The Coral Hospital™-a holistic approach to coral health
Along with several Taiwanese collaborators, we are proposing to confront the current coral reef crisis (amongst other means) by establishing an institute known as the “Coral Hospital™.” It is worth noting right off the bat that this interventional approach probably only lends itself to relatively small colonies (e.g., pocilloporids) that can be readily moved.

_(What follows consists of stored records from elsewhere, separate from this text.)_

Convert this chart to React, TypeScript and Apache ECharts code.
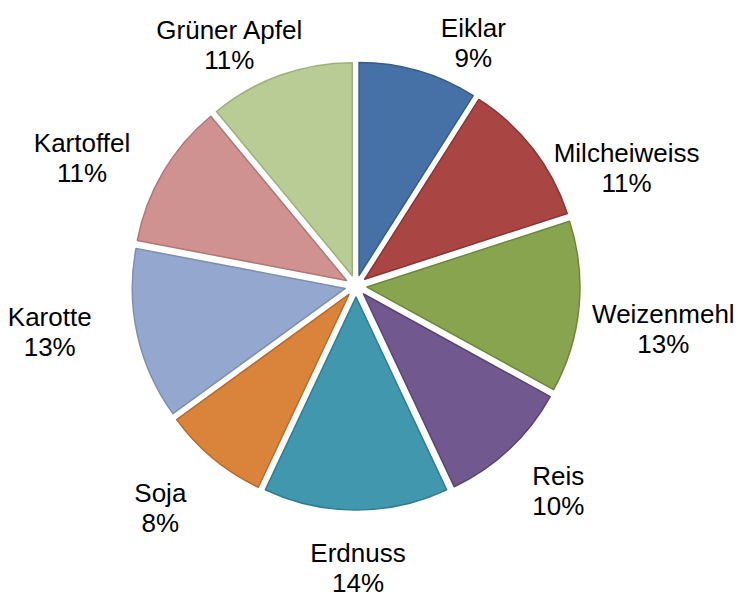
import React, { useEffect, useRef } from "react";
import * as echarts from "echarts";

const categories = ["Eiklar", "Milcheiweiss", "Weizenmehl", "Reis", "Erdnuss", "Soja", "Karotte", "Kartoffel", "Grüner Apfel"];
const shares = [9, 11, 13, 10, 14, 8, 13, 11, 11];

const fillColors = ["#4571A6", "#A94542", "#88A44E", "#71588F", "#4097AE", "#DA833B", "#94A8CF", "#CF9291", "#B9CC96"];
const borderColors = ["#365D8A", "#8A3533", "#6C873A", "#584473", "#2F7C90", "#B8692B", "#7D90B2", "#B07776", "#9DB07A"];

// layout constants
const CX = 356;
const CY = 286;
const RADIUS = 213;
const EXPLODE = 11;
const LABEL_RING = 250;
const labelNudge = [
  [37, 33], [13, 82], [-15, 13], [4, -6], [2, 2], [-11, -1], [-16, -19], [-10, 28], [-24, 44],
];

export default function App() {
  const ref = useRef<HTMLDivElement>(null);
  useEffect(() => {
    if (!ref.current) return;
    const chart = echarts.init(ref.current, undefined, { renderer: "svg" });
    const total = shares.reduce((a, b) => a + b, 0);
    const mids: number[] = [];
    let acc = 0;
    shares.forEach((v) => {
      mids.push(((acc + v / 2) / total) * Math.PI * 2);
      acc += v;
    });
    chart.setOption({
      animation: false,
      series: [
        {
          type: "pie",
          center: [CX, CY],
          radius: RADIUS,
          startAngle: 90,
          clockwise: true,
          selectedMode: "multiple",
          selectedOffset: EXPLODE,
          emphasis: { disabled: true },
          label: { show: false },
          labelLine: { show: false },
          data: categories.map((name, i) => ({
            name,
            value: shares[i],
            selected: true,
            itemStyle: { color: fillColors[i], borderColor: borderColors[i], borderWidth: 1.5 },
          })),
        },
        {
          type: "pie",
          center: [CX, CY],
          radius: RADIUS,
          startAngle: 90,
          clockwise: true,
          silent: true,
          z: 1,
          selectedMode: false,
          avoidLabelOverlap: false,
          emphasis: { disabled: true },
          itemStyle: { color: "rgba(0,0,0,0)", borderWidth: 0 },
          label: {
            show: true,
            position: "outside",
            formatter: (p: any) => `${p.name}\n${Math.round(p.percent)}%`,
            fontFamily: "Liberation Sans, Arial, sans-serif",
            fontSize: 26,
            lineHeight: 30,
            color: "#000",
            align: "center",
          },
          labelLine: { show: false },
          labelLayout: (params: any) => {
            const i = params.dataIndex;
            const a = mids[i];
            const ux = Math.sin(a);
            const uy = -Math.cos(a);
            const hw = params.labelRect.width / 2;
            const hh = params.labelRect.height / 2;
            const d = LABEL_RING + hw * Math.abs(ux) + hh * Math.abs(uy);
            return {
              x: CX + d * ux + labelNudge[i][0],
              y: CY + d * uy + labelNudge[i][1],
              align: "center",
              verticalAlign: "middle",
            };
          },
          data: categories.map((name, i) => ({ name, value: shares[i] })),
        },
      ],
    });
    return () => chart.dispose();
  }, []);
  return <div ref={ref} style={{ position: "absolute", left: 0, top: 0, width: 744, height: 599 }} />;
}
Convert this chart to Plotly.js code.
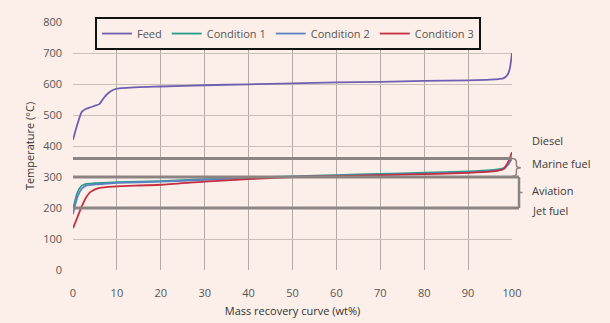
<!DOCTYPE html>
<html>
<head>
<meta charset="utf-8">
<script src="https://cdn.plot.ly/plotly-3.0.1.min.js"></script>
<style>html,body{margin:0;padding:0;background:#fcefe9;}#chart{width:610px;height:323px;}</style>
</head>
<body>
<div id="chart"></div>
<script>
const feedX = [0,1,2,3,4,5,6,7,8,9,10,15,20,30,40,50,60,70,80,90,95,97,98,99,99.5,100];
const feedY = [420,470,510,520,525,530,535,555,570,580,585,590,592,596,599,602,605,607,610,612,614,616,618,630,650,700];

const c1X = [0,1,2,3,5,8,10,20,30,40,50,60,70,80,90,95,98,99,100];
const c1Y = [195,250,272,278,280,282,283,287,293,298,302,306,310,314,318,322,328,340,365];

const c2X = [0,1,2,3,5,8,10,20,30,40,50,60,70,80,90,95,98,99,100];
const c2Y = [180,235,262,272,276,279,281,285,291,297,301,304,307,311,315,319,325,338,360];

const c3X = [0,1,2,3,4,6,8,10,20,30,40,50,60,70,80,90,95,98,99,100];
const c3Y = [135,170,205,235,252,265,268,270,275,285,293,300,303,306,309,313,317,325,345,380];

const traceNames = ["Feed","Condition 1","Condition 2","Condition 3"];
const colors = ["#6e5fb0","#2a9a86","#5b83c4","#c42f3f"];

const xTicks = [0,10,20,30,40,50,60,70,80,90,100];
const yTicks = [0,100,200,300,400,500,600,700,800];

const bandLevels = [360,300,200];
const bandLabels = ["Diesel","Marine fuel","Aviation","Jet fuel"];
const bandLabelY = [418,345,258,193];

const series = [[feedX,feedY],[c1X,c1Y],[c2X,c2Y],[c3X,c3Y]];
const data = series.map((s,i)=>({
  x:s[0], y:s[1], type:'scatter', mode:'lines', name:traceNames[i],
  line:{color:colors[i], width:1.8, shape:'spline', smoothing:0.6}
}));

const gray = '#8c8482';
const xEnd = 1.016;   // paper x of bracket end
const shapes = bandLevels.map(v=>({
  type:'line', xref:'paper', yref:'y', x0:0, x1:(v===360?1.0:xEnd), y0:v, y1:v,
  line:{color:gray, width:3}, layer:'above'
}));
// bracket for aviation jet fuel
shapes.push({type:'line', xref:'paper', yref:'y', x0:xEnd, x1:xEnd, y0:300, y1:200,
  line:{color:gray, width:2.5}});
shapes.push({type:'line', xref:'paper', yref:'y', x0:xEnd, x1:xEnd+0.008, y0:250, y1:250,
  line:{color:gray, width:1.5}});
// brace for marine fuel
shapes.push({type:'path', xref:'paper', yref:'y',
  path:'M 1.0 360 Q 1.01 360 1.01 348 L 1.01 338 Q 1.01 330 1.02 330 Q 1.01 330 1.01 322 L 1.01 312 Q 1.01 302 1.0 302',
  line:{color:gray, width:1.5}});

const annotations = bandLabels.map((t,i)=>({
  text:t, xref:'paper', yref:'y', x:1.04, y:bandLabelY[i], xanchor:'left', yanchor:'middle',
  showarrow:false, font:{family:'Open Sans, sans-serif', size:11, color:'#3a3a3a'}
}));

const layout = {
  width:610, height:323,
  paper_bgcolor:'#fcefe9', plot_bgcolor:'#fcefe9',
  margin:{l:73, r:98, t:22, b:53},
  showlegend:true,
  legend:{orientation:'h', x:0.05, y:1.02, xanchor:'left', yanchor:'top',
    bgcolor:'#fcefe9', bordercolor:'#111', borderwidth:2,
    font:{family:'Open Sans, sans-serif', size:11, color:'#555'}, traceorder:'normal'},
  xaxis:{range:[0,100], tickvals:xTicks, showgrid:true, gridcolor:'#b3aaa7', gridwidth:1,
    zeroline:false, showline:false, ticks:'', ticklabelstandoff:15,
    tickfont:{family:'Open Sans, sans-serif', size:11, color:'#555'},
    title:{text:'Mass recovery curve (wt%)', font:{family:'Open Sans, sans-serif', size:11, color:'#333'}, standoff:8}},
  yaxis:{range:[0,800], tickvals:yTicks, showgrid:true, gridcolor:'#c9c0bc', gridwidth:1,
    zeroline:false, showline:false, ticks:'', ticklabelstandoff:10,
    tickfont:{family:'Open Sans, sans-serif', size:11, color:'#555'},
    title:{text:'Temperature (°C)', font:{family:'Open Sans, sans-serif', size:11, color:'#333'}, standoff:6}},
  shapes:shapes, annotations:annotations
};
Plotly.newPlot('chart', data, layout, {displayModeBar:false, staticPlot:true});
</script>
</body>
</html>
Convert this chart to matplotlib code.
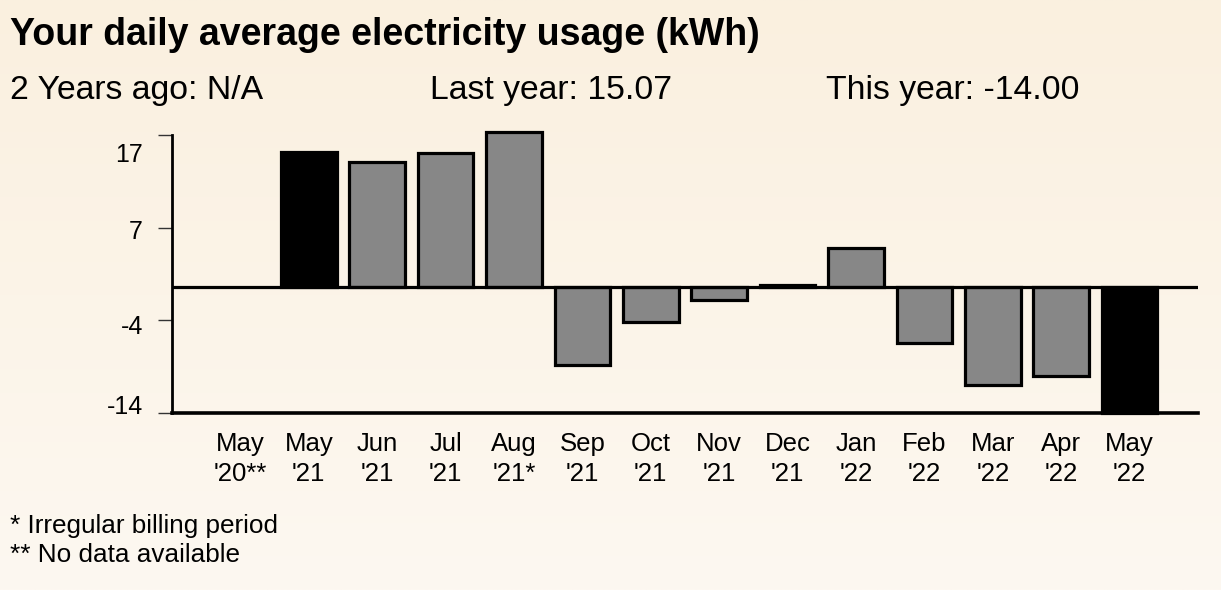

Taiwan’s National Museum of Marine Biology and Aquarium possesses the ideal facility for housing such a coral health institute, though we envision that the concept of the Coral Hospital could be extended to other regions with marine animal husbandry facilities in the proximity of coral reef ecosystems.
1. In an analogous manner as in the human hospital, sick corals will first be diagnosed either in situ or in the hospital such that the root cause of illness can be discerned (e.g., disease, bleaching, pollutant stress).
2. The sick corals will then be treated (when necessary) and allowed to convalesce in precisely controlled coral husbandry facilities.
3. Diagnostic data from the sick corals (i.e., the root stressor) will be used to guide environmental remediation schemes aimed at promoting coral resilience at the home reef (if possible/applicable).
4. Upon rehabilitation, the recovered corals will be returned:
A: to their home reef (if this reef was not found to have been degraded) OR
B: if the home reef was degraded, but improves to an appreciable extent during the time the corals are hospitalized (see #3.), these corals could be re-planted there upon rehabilitation OR
C: a site featuring oceanographic conditions favoring a high level of health and growth (as determined by husbandry experiments performed during the convalescence period).
5. Regardless of the site of out-planting, recuperated corals will be monitored over time to determine the sufficiency of treatment in the hospital.
6. In the event that the home reefs degrade to such an extent that environmental mitigation is no longer possible, gametes from the convalescent corals will be collected and cryopreserved such that they may be fertilized, reared in officinarum, and later out-planted once global marine conditions again permit coral survival.
The manuscript describing the details of this project is currently under review in Biopreservation and Biobanking.